Dans un arrêt du 08/03/2023, la Cour de cassation a confirmé la possibilité, pour une salariée du privé, de se voir communiquer, par son (ex-)employeur, les fiches de paie de salariés masculins occupant des postes de niveau comparable au sien, expurgées des données persos.
Attention : on est dans le cadre de l'article 145 du Code de procédure civile, c'est-à-dire dans une procédure permettant de demander à un juge d'ordonner toute mesure pour établir ou conserver des preuves avant un procès. On n'est donc pas dans un accès systématique / à tout moment, aux bulletins de paie de ses collègues (dans le cas d'espèce, on est même après un licenciement). De plus, il faut justifier d'un motif légitime (dans le cas jugé, la requérante a utilisé l'index et les rapports internes sur l'égalité hommes / femmes) et d'éléments de faits qui laissent supposer une inégalité infondée (pas objective).
Ce n'est pas nouveau, la Cour de cassation avait déjà jugée en ce sens en 2021.
Ces derniers temps, la Cour de cass a priorisé le droit à la preuve sur plusieurs autres droits. Nouvelle illustration ici. La Cour a arbitré entre le droit à la preuve et la vie privée (RGPD). Pour elle, l'atteinte à la vie privée était nécessaire et proportionnée au droit à la preuve, quand bien même les données à caractère personnel ont été générées pour un tout autre motif (le premier usage d'un bulletin de paie n'est pas de permettre à autrui d'ester en justice). Je pense que la CJUE pourrait, avec les mêmes éléments, prioriser la vie privée, notamment car l'arrêt de la Cour va au-delà de la directive européenne de mai 2023, donc, comme d'hab', tout se discute.
Pour moi, les salariés dont la fiche de paie a été communiquée doivent être informés : article 14 RGPD et droit d'accès à la liste des consultations de leurs données à caractère personnel.
La communication porte sur : nom, prénom, classification conventionnelle, rémunération mensuelle détaillée (fixe et variable) et rémunération brute totale par année civile. Le reste d'une fiche de paie doit être caviardé.
Toutes les primes sont communicables, y compris celles à la performance (qui ont un caractère individuel) ou uniquement celles liées à une fonction / sujétion particulière ? D'autant que la Cour de cass ne reprend pas le segment de phrase « (fixes et variable) » de la Cour d'appel.
Quel impact (par ricochet) sur l'employeur public ? Il n'existe pas d'équivalent du 145 CPC dans le droit administratif. Seules la rémunération indiciaire et les primes de fonctions / sujétion d'un fonctionnaire, bref, tout ce qui ne relève pas des primes liées à la personne, sont communicables.

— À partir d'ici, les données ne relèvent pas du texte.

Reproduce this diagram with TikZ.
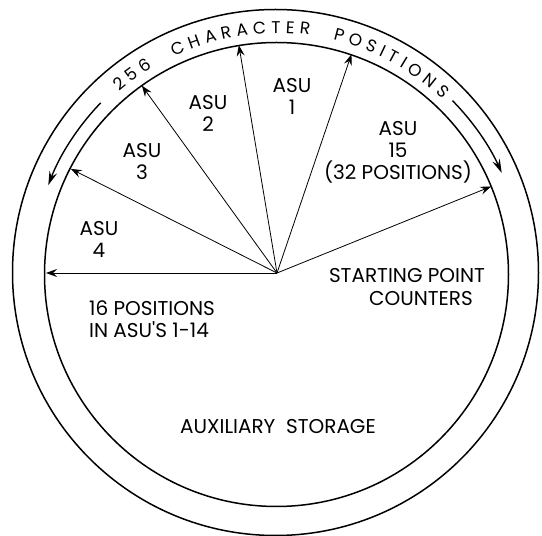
\documentclass[tikz,border=0pt]{standalone}
\usepackage{fontspec}
\setmainfont{Poppins}
\usetikzlibrary{arrows.meta,calc,decorations.text}
\begin{document}
\begin{tikzpicture}[x=1pt,y=1pt,
  ring/.style={line width=1.5pt},
  ray/.style={line width=0.8pt,-{Stealth[length=11pt,width=8pt,inset=4pt]}},
  bandarrow/.style={line width=1.4pt,-{Stealth[length=14pt,width=8pt,inset=5pt]}},
  lbl/.style={font=\fontsize{20}{22}\selectfont, align=center, inner sep=0pt},
]
\useasboundingbox (0,0) rectangle (542,536);
\coordinate (c) at (277,263);
\coordinate (co) at (275.5,263.5);
\coordinate (ci) at (276.5,261.5);
\draw[ring] (co) circle[radius=263];
\draw[ring] (ci) circle[radius=232];
% rays
\foreach \a/\n in {180/e0,153.2/e1,125.8/e2,99.5/e3,71.2/e4,22/e5}{
  \coordinate (\n) at ($(c)+(\a:231)$);
  \draw[ray] (c) -- (\n);
}
% band arrows
\coordinate (la) at ($(c)+(136:245)$);
\coordinate (ra) at ($(c)+(44.5:246)$);
\draw[bandarrow] (la) arc[start angle=136, end angle=159, radius=245];
\draw[bandarrow] (ra) arc[start angle=44.5, end angle=24, radius=246];
% curved title
\path[decorate, decoration={text along path,
  text={|\fontsize{17}{17}\selectfont|256{ }{ }CHARACTER{ }{ }POSITIONS},
  text align={fit to path}}]
  ($(c)+(131:240)$) arc[start angle=131, end angle=46.5, radius=240];
% labels
\node[lbl] (asu1) at (292,440) {ASU\\1};
\node[lbl] (asu2) at (208,423) {ASU\\2};
\node[lbl] (asu3) at (142,375) {ASU\\3};
\node[lbl] (asu4) at (99,297) {ASU\\4};
\node[lbl] (asu15) at (398,384) {ASU\\15\\(32 POSITIONS)};
\node[lbl, align=left] (sixteen) at (152,217) {16 POSITIONS\\IN ASU\textquotesingle S 1-14};
\node[lbl] (spc1) at (407,260) {STARTING POINT};
\node[lbl] (spc2) at (421,237) {COUNTERS};
\node[lbl] (aux) at (278,109) {AUXILIARY{ }{ }STORAGE};
\end{tikzpicture}
\end{document}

Depuis l'entrée en vigueur du RIFSEEP, comme tout est regroupé sous un même intitulé, IFSE, seule la rémunération indiciaire est communicable, alors que les inégalités injustes ne se cachent pas ici. La rémunération des contractuels, si elle est fixée d'un commun accord, sans règle régissant l'emploi occupé, n'est pas communicable (CE 343024 et CE 342339), alors qu'il peut y avoir des inégalités entre contractuels. Bref, il y a, me semble-t-il, une disparité entre public et privé. Mais, je pense qu'il sera difficile de convaincre une juridiction administrative d'harmoniser puisque une demande de communication au titre de l'article 145 du Code de procédure civile n'est pas l'équivalent d'une demande de communication au titre du Code des Relations entre le Public et l'Administration, notamment car cette dernière peut intervenir n'importe quand et viser n'importe quel agent. Mais quid d'une demande de communication CRPA ciblée et effectuée au motif d'alimenter un contentieux en cours ?
Quid, enfin, des autres formes de discrimination salariale (liée à la couleur de peau, etc.) ? Pour moi, le principe dégagé par la Cour s'applique vu que toutes ces discriminations relèvent de la même interdiction légale (au moins au niveau européen).